Consolidation, aka "internal outsourcing," has become a fairly common cost-cutting measure among media companies with several papers, allowing functions to be centralized under one roof. In this case, the Cox Media Group has decided to centralize copy editing and page design in Dayton and West Palm Beach — meaning if you're a copy editor or designer at the AJC or the Statesman, you'll likely have to find another job unless you're willing to move.
In the case of staff illustrators, Joseph's email suggests that only those now working in Austin and West Palm Beach will be retained, but the wording's a little unclear. There are other changes listed that affect marketing and ad production, but the only thing likely to impact readers is that customer service — the people you call when your paper hasn't been delivered — will be based in Atlanta.

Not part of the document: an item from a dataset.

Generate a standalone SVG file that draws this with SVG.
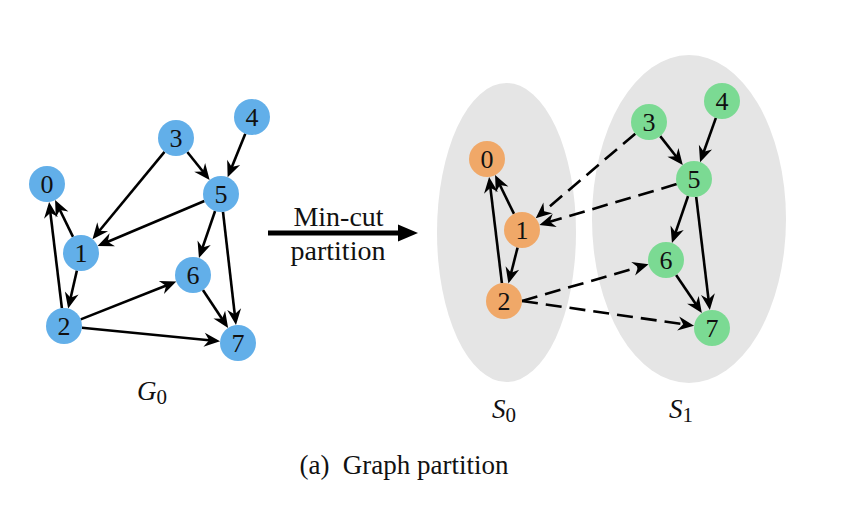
<svg xmlns="http://www.w3.org/2000/svg" width="846" height="521" viewBox="0 0 846 521">
<style>
.bg{fill:#ffffff}
.blue{fill:#62AFE9}
.orange{fill:#F0A868}
.green{fill:#7BDA93}
.set{fill:#E5E5E5}
.lbl{font-family:"Liberation Serif","DejaVu Serif",serif;font-size:26px;fill:#111;text-anchor:middle}
.e{stroke:#000;stroke-width:2.6;fill:none;marker-end:url(#ah)}
.d{stroke-dasharray:16 8}
.txt{font-family:"Liberation Serif","DejaVu Serif",serif;fill:#111}
</style>
<defs>
<marker id="ah" markerUnits="userSpaceOnUse" markerWidth="20" markerHeight="20" refX="10" refY="7" orient="auto" overflow="visible">
<path d="M16,7 L0,0 L5,7 L0,14 Z" fill="#000"/>
</marker>
</defs>
<rect class="bg" x="0" y="0" width="846" height="521"/>
<g id="set-S0"><ellipse class="set" cx="506.5" cy="232.5" rx="69.5" ry="149.5"/></g>
<g id="set-S1"><ellipse class="set" cx="689" cy="219" rx="97" ry="164"/></g>
<g id="connectors">
<line class="e" x1="164.5" y1="151.9" x2="96.3" y2="234.5"/>
<line class="e" x1="187.3" y1="152.0" x2="205.9" y2="175.3"/>
<line class="e" x1="245.3" y1="133.7" x2="229.9" y2="171.7"/>
<line class="e" x1="204.4" y1="201.0" x2="103.1" y2="243.7"/>
<line class="e" x1="215.1" y1="211.0" x2="200.9" y2="252.3"/>
<line class="e" x1="223.0" y1="211.9" x2="235.3" y2="319.1"/>
<line class="e" x1="73.0" y1="236.9" x2="57.7" y2="205.5"/>
<line class="e" x1="76.9" y1="270.5" x2="69.5" y2="302.7"/>
<line class="e" x1="61.9" y1="308.1" x2="49.8" y2="207.9"/>
<line class="e" x1="80.7" y1="319.4" x2="170.7" y2="283.8"/>
<line class="e" x1="81.9" y1="327.7" x2="214.1" y2="340.7"/>
<line class="e" x1="202.9" y1="290.0" x2="224.8" y2="323.0"/>
<line class="e d" x1="635.3" y1="133.7" x2="540.3" y2="214.4"/>
<line class="e" x1="660.2" y1="136.1" x2="679.1" y2="160.2"/>
<line class="e" x1="715.9" y1="117.9" x2="702.1" y2="156.5"/>
<line class="e d" x1="676.7" y1="184.1" x2="545.1" y2="223.2"/>
<line class="e" x1="688.1" y1="196.0" x2="673.9" y2="237.3"/>
<line class="e" x1="696.2" y1="196.9" x2="709.1" y2="304.1"/>
<line class="e" x1="514.0" y1="213.9" x2="497.7" y2="180.5"/>
<line class="e" x1="517.6" y1="247.5" x2="509.9" y2="277.7"/>
<line class="e" x1="501.9" y1="283.1" x2="489.8" y2="182.9"/>
<line class="e d" x1="522" y1="301" x2="642.8" y2="265.9"/>
<line class="e d" x1="522" y1="301" x2="688.1" y2="324.9"/>
<line class="e" x1="676.1" y1="274.9" x2="698.5" y2="308.1"/>
<line x1="268" y1="233" x2="402" y2="233" stroke="#000" stroke-width="5"/>
<polygon points="398,224.5 418,233 398,241.5" fill="#000"/>
</g>
<g id="g0-n0"><circle class="blue" cx="47" cy="184" r="18"/><text class="lbl" x="47" y="193">0</text></g>
<g id="g0-n1"><circle class="blue" cx="81" cy="253" r="18"/><text class="lbl" x="81" y="262">1</text></g>
<g id="g0-n2"><circle class="blue" cx="64" cy="326" r="18"/><text class="lbl" x="64" y="335">2</text></g>
<g id="g0-n3"><circle class="blue" cx="176" cy="138" r="18"/><text class="lbl" x="176" y="147">3</text></g>
<g id="g0-n4"><circle class="blue" cx="252" cy="117" r="18"/><text class="lbl" x="252" y="126">4</text></g>
<g id="g0-n5"><circle class="blue" cx="221" cy="194" r="18"/><text class="lbl" x="221" y="203">5</text></g>
<g id="g0-n6"><circle class="blue" cx="193" cy="275" r="18"/><text class="lbl" x="193" y="284">6</text></g>
<g id="g0-n7"><circle class="blue" cx="238" cy="343" r="18"/><text class="lbl" x="238" y="352">7</text></g>
<g id="p-n0"><circle class="orange" cx="487" cy="159" r="18"/><text class="lbl" x="487" y="168">0</text></g>
<g id="p-n1"><circle class="orange" cx="522" cy="230" r="18"/><text class="lbl" x="522" y="239">1</text></g>
<g id="p-n2"><circle class="orange" cx="504" cy="301" r="18"/><text class="lbl" x="504" y="310">2</text></g>
<g id="p-n3"><circle class="green" cx="649" cy="122" r="18"/><text class="lbl" x="649" y="131">3</text></g>
<g id="p-n4"><circle class="green" cx="722" cy="101" r="18"/><text class="lbl" x="722" y="110">4</text></g>
<g id="p-n5"><circle class="green" cx="694" cy="179" r="18"/><text class="lbl" x="694" y="188">5</text></g>
<g id="p-n6"><circle class="green" cx="666" cy="260" r="18"/><text class="lbl" x="666" y="269">6</text></g>
<g id="p-n7"><circle class="green" cx="712" cy="328" r="18"/><text class="lbl" x="712" y="337">7</text></g>
<g id="labels">
<text class="txt" x="338.5" y="226" font-size="28" text-anchor="middle">Min-cut</text>
<text class="txt" x="338" y="260" font-size="28" text-anchor="middle">partition</text>
<text class="txt" x="137" y="400" font-size="27"><tspan font-style="italic">G</tspan><tspan font-size="21" dy="4">0</tspan></text>
<text class="txt" x="492" y="418" font-size="27"><tspan font-style="italic">S</tspan><tspan font-size="21" dy="4">0</tspan></text>
<text class="txt" x="669" y="418" font-size="27"><tspan font-style="italic">S</tspan><tspan font-size="21" dy="4">1</tspan></text>
<text class="txt" x="404" y="474" font-size="27" text-anchor="middle" xml:space="preserve">(a)  Graph partition</text>
</g>
</svg>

Apart from the loss of more local jobs, what's the bottom line here? Well, in this age of outsourcing, consolidation can make a fair amount of fiscal sense where some functions are concerned. CL's previous owner, for instance, thought it was a good idea to centralize page design in Atlanta. I'm sure the move saved a few shekels, but it made the editors in other cities justifiably resentful that they weren't able to sit down face-to-face with their designers. When our company changed hands, that structure was one of the first things to be scrapped.
Consolidating copy editing is likewise a money-saver, but the downside is that someone living in Texas or Florida is less likely to catch, say, the misspelling of an Atlanta street name or an error having to do with a local high school. Obviously, it's a calculated trade-off designed, in Joseph's words, "to ensure we are operating as efficiently as possible" so the AJC can "stay competitive." The days when Cox would sit by and allow its flagship newspaper to bleed a million dollars a week are long since over.
From now on, Joseph says, the next 18 months of changes at the AJC will be determined by the New World Order — er, I mean the New Operating Model, or NOM, as he repeatedly calls it. Interestingly, he tells staffers in a list of helpful FAQs not to talk about Fight Club — er, I mean NOM:
What should I do if I am contacted by the media?
If you are contacted by member of the media about the NOM announcement, please let them know that you are not authorized to speak on behalf of the company and ask them to contact Morieka Johnson, AJC Communications Manager at 404-526-5253.